The film is in parts a clear homage to the still photographic storytelling used by French New Wave filmmaker Chris Marker in his masterpiece, Le Jette. Then one can also find a clear connection to the stranger abroad themes of Sophia Coppola’s Lost in Translation or perhaps Henry James’ novella, Daisy Miller. Instantly a familiar wave runs through me taking me back to my own travels as a student abroad, to those days of wishing you could freeze experience and as the film says, “live the moment forever.” Cuarón has done a commendable job in marrying the themes of the narrative to the style in which he presents it – still photographs/frozen time.

Sophia Coppola

Finally the way the film was put together is sort of enchanting – backwards, images then story, instead of the other way around.
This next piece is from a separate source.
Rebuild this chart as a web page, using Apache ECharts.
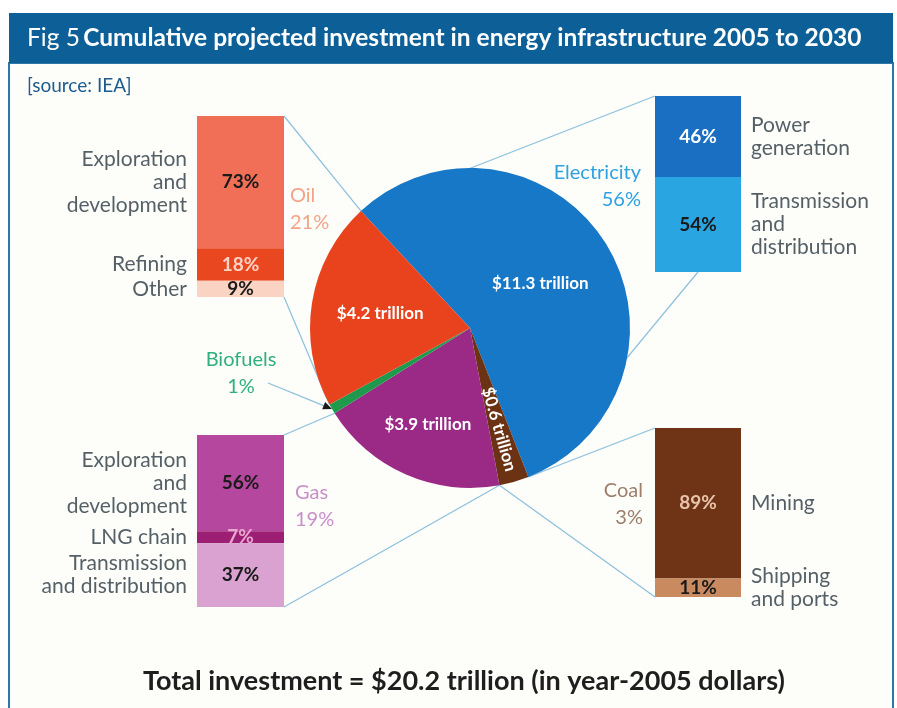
<!DOCTYPE html>
<html>
<head>
<meta charset="utf-8">
<title>Cumulative projected investment in energy infrastructure 2005 to 2030</title>
<script src="https://cdn.jsdelivr.net/npm/echarts@6/dist/echarts.min.js"></script>
<style>
html, body { margin: 0; padding: 0; background: #fff; }
#chart { width: 897px; height: 708px; }
</style>
</head>
<body>
<div id="chart"></div>
<script>
// pie, clockwise from the oil / electricity edge
var sectors = ['Electricity', 'Coal', 'Gas', 'Biofuels', 'Oil'];
var sectorShares = [56, 3, 19, 1, 21];
var sectorTrillions = ['$11.3 trillion', '$0.6 trillion', '$3.9 trillion', '', '$4.2 trillion'];

// breakdown bars (share of each sector, %)
var oilParts = ['Exploration\nand\ndevelopment', 'Refining', 'Other'];
var oilShares = [73, 18, 9];
var gasParts = ['Exploration\nand\ndevelopment', 'LNG chain', 'Transmission\nand distribution'];
var gasShares = [56, 7, 37];
var elecParts = ['Power\ngeneration', 'Transmission\nand\ndistribution'];
var elecShares = [46, 54];
var coalParts = ['Mining', 'Shipping\nand ports'];
var coalShares = [89, 11];

var titleLead = 'Fig 5';
var titleMain = 'Cumulative projected investment in energy infrastructure 2005 to 2030';
var sourceText = '[source: IEA]';
var totalText = 'Total investment = $20.2 trillion (in year-2005 dollars)';

var FONT = 'Lato, "Open Sans", sans-serif';
var PIE = { cx: 470, cy: 328, r: 160, start: 133 };
var sectorColors = ['#1878c8', '#6b3314', '#9a2a85', '#1f9a4c', '#e9431e'];
// where the value label sits along the radius (fraction of r)
var labelRadius = { Electricity: 0.5, Coal: 0.64, Gas: 0.64, Oil: 0.55 };

var groups = [
  { sector: 'Oil', parts: oilParts, shares: oilShares, side: 'left',
    box: { left: 197, top: 116, width: 87, height: 181 },
    colors: ['#f06f56', '#e8471f', '#fbd3c2'], text: ['#1a1a1a', '#fcd2c4', '#1a1a1a'] },
  { sector: 'Gas', parts: gasParts, shares: gasShares, side: 'left',
    box: { left: 197, top: 435, width: 87, height: 172 },
    colors: ['#b5489e', '#9c1f74', '#d9a2d0'], text: ['#1a1a1a', '#e9a6d0', '#1a1a1a'] },
  { sector: 'Electricity', parts: elecParts, shares: elecShares, side: 'right',
    box: { left: 655, top: 96, width: 86, height: 176 },
    colors: ['#1a6fc2', '#29a5e2'], text: ['#ffffff', '#1a1a1a'] },
  { sector: 'Coal', parts: coalParts, shares: coalShares, side: 'right',
    box: { left: 655, top: 428, width: 86, height: 169 },
    colors: ['#6e3415', '#c98a60'], text: ['#e8c4ac', '#1a1a1a'] }
];

// outside sector captions (layout only)
var captions = {
  Electricity: { x: 641, y: 186, align: 'right', color: '#2ea2e0' },
  Oil: { x: 290, y: 209, align: 'left', color: '#f4a386' },
  Biofuels: { x: 241, y: 373, align: 'center', color: '#2fb07e' },
  Gas: { x: 295, y: 506, align: 'left', color: '#c890c8' },
  Coal: { x: 643, y: 504, align: 'right', color: '#9e7e6a' }
};

function cumBefore(name) {
  var s = 0;
  for (var i = 0; i < sectors.length && sectors[i] !== name; i++) s += sectorShares[i];
  return s;
}
function shareOf(name) { return sectorShares[sectors.indexOf(name)]; }
function angleAt(cum) { return (PIE.start - cum * 3.6) * Math.PI / 180; }
function edge(cum) {
  var a = angleAt(cum);
  return [PIE.cx + PIE.r * Math.cos(a), PIE.cy - PIE.r * Math.sin(a)];
}

var grid = [], xAxis = [], yAxis = [], series = [];
groups.forEach(function (g, gi) {
  grid.push({ left: g.box.left, top: g.box.top, width: g.box.width, height: g.box.height });
  xAxis.push({ gridIndex: gi, type: 'category', data: [g.sector], show: false });
  yAxis.push({ gridIndex: gi, type: 'value', min: 0, max: 100, inverse: true, show: false });
  var acc = 0, side = [];
  g.shares.forEach(function (v, k) {
    series.push({
      type: 'bar', xAxisIndex: gi, yAxisIndex: gi, stack: 'g' + gi, barWidth: '100%',
      silent: true, data: [v], itemStyle: { color: g.colors[k] },
      label: { show: true, position: 'inside', formatter: '{c}%', color: g.text[k],
        fontFamily: FONT, fontWeight: 'bold', fontSize: 19 }
    });
    side.push({ name: g.parts[k], value: [0, acc + v / 2] });
    acc += v;
  });
  series.push({
    type: 'scatter', xAxisIndex: gi, yAxisIndex: gi, symbolSize: 0, silent: true, data: side,
    label: { show: true, position: g.side, distance: g.box.width / 2 + 10, formatter: '{b}',
      color: '#2b3841', fontFamily: FONT, fontSize: 21, lineHeight: 23 }
  });
});

series.push({
  type: 'pie', center: [PIE.cx, PIE.cy], radius: PIE.r, startAngle: PIE.start, clockwise: true,
  silent: true, z: 5, avoidLabelOverlap: false,
  data: sectors.map(function (n, i) {
    var item = { name: n, value: sectorShares[i], itemStyle: { color: sectorColors[i] } };
    if (n === 'Coal') item.label = { rotate: 'radial' };
    return item;
  }),
  itemStyle: { borderWidth: 0 },
  label: { show: true, position: 'inside', color: '#fff', fontFamily: FONT, fontWeight: 'bold', fontSize: 17,
    formatter: function (p) { return sectorTrillions[p.dataIndex]; } },
  labelLine: { show: false },
  labelLayout: function (p) {
    var n = sectors[p.dataIndex];
    var f = labelRadius[n];
    if (!f) return {};
    var d = (f - 0.5) * PIE.r;
    // the rotated coal label is shifted in its own (radial) frame
    if (n === 'Coal') return { dx: d, dy: 0 };
    var a = angleAt(cumBefore(n) + shareOf(n) / 2);
    return { dx: d * Math.cos(a), dy: -d * Math.sin(a) };
  }
});

// connector lines from the bars to the slice edges
var lineStyle = { stroke: '#8cc0dc', lineWidth: 1.2 };
var links = [];
groups.forEach(function (g) {
  var b = g.box, c0 = cumBefore(g.sector), c1 = c0 + shareOf(g.sector);
  var xs = g.side === 'left' ? b.left + b.width : b.left;
  var top = [xs, b.top], bottom = [xs, b.top + b.height];
  var pTop, pBottom;
  if (g.sector === 'Oil' || g.sector === 'Gas') { pTop = edge(c1); pBottom = edge(c0); }
  else { pTop = edge(c0); pBottom = edge(c1); }
  if (g.sector === 'Electricity') bottom = [b.left + b.width / 2, b.top + b.height];
  links.push({ type: 'line', z: 1, shape: { x1: top[0], y1: top[1], x2: pTop[0], y2: pTop[1] }, style: lineStyle });
  links.push({ type: 'line', z: 1, shape: { x1: bottom[0], y1: bottom[1], x2: pBottom[0], y2: pBottom[1] }, style: lineStyle });
});

// biofuels pointer
var bioTip = edge(cumBefore('Biofuels') + shareOf('Biofuels') / 2);
var bioFrom = [268, 383];
var ang = Math.atan2(bioTip[1] - bioFrom[1], bioTip[0] - bioFrom[0]);
var ah = 9, aw = 4;
var back = [bioTip[0] - ah * Math.cos(ang), bioTip[1] - ah * Math.sin(ang)];
links.push({ type: 'line', z: 1, shape: { x1: bioFrom[0], y1: bioFrom[1], x2: back[0], y2: back[1] }, style: lineStyle });
links.push({ type: 'polygon', z: 10, shape: { points: [bioTip,
  [back[0] - aw * Math.sin(ang), back[1] + aw * Math.cos(ang)],
  [back[0] + aw * Math.sin(ang), back[1] - aw * Math.cos(ang)]] }, style: { fill: '#1a1a1a' } });

var captionEls = sectors.map(function (n, i) {
  var c = captions[n];
  return { type: 'text', z: 6, x: c.x, y: c.y,
    style: { text: n + '\n' + sectorShares[i] + '%', fill: c.color, font: '20px ' + FONT,
      lineHeight: 27, align: c.align, verticalAlign: 'middle' } };
});

var option = {
  animation: false,
  backgroundColor: '#ffffff',
  grid: grid, xAxis: xAxis, yAxis: yAxis, series: series,
  graphic: [
    { type: 'rect', z: -10, shape: { x: 9, y: 63, width: 884, height: 660 },
      style: { fill: '#fdfdfa', stroke: '#2f77a8', lineWidth: 2 } },
    { type: 'rect', z: -9, shape: { x: 9, y: 13, width: 884, height: 50 }, style: { fill: '#0d5f97' } },
    { type: 'text', z: 2, x: 27, y: 38,
      style: { text: '{n|' + titleLead + '} {b|' + titleMain + '}', verticalAlign: 'middle',
        rich: { n: { fill: '#fff', font: '24.5px ' + FONT }, b: { fill: '#fff', font: 'bold 24.5px ' + FONT } } } },
    { type: 'text', z: 2, x: 27, y: 86,
      style: { text: sourceText, fill: '#1b5b8e', font: '19px ' + FONT, verticalAlign: 'middle' } },
    { type: 'text', z: 2, x: 464, y: 681,
      style: { text: totalText, fill: '#1e1e1e', font: 'bold 27px ' + FONT, align: 'center', verticalAlign: 'middle' } }
  ].concat(links, captionEls)
};

var chart = echarts.init(document.getElementById('chart'));
chart.setOption(option);
</script>
</body>
</html>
The filmmaker chooses to let you in on his process in the film’s opening. Reminding you that only the story is fictional, the moments and characters are real. This is a perplexing assertion. Every few minutes an image will appear that might take you out of the story for a moment and make you ask yourself about the reality of that photo and how closely it comes to its counterpart in Cuarón’s story. These moments of curiosity or, questions of essential authenticity, are far from distracting, they are rather like catching glimmers of documentary in a narrative, sort of revealing the incontrovertible truths so resonant in our great fictions – maybe this is what makes up great art.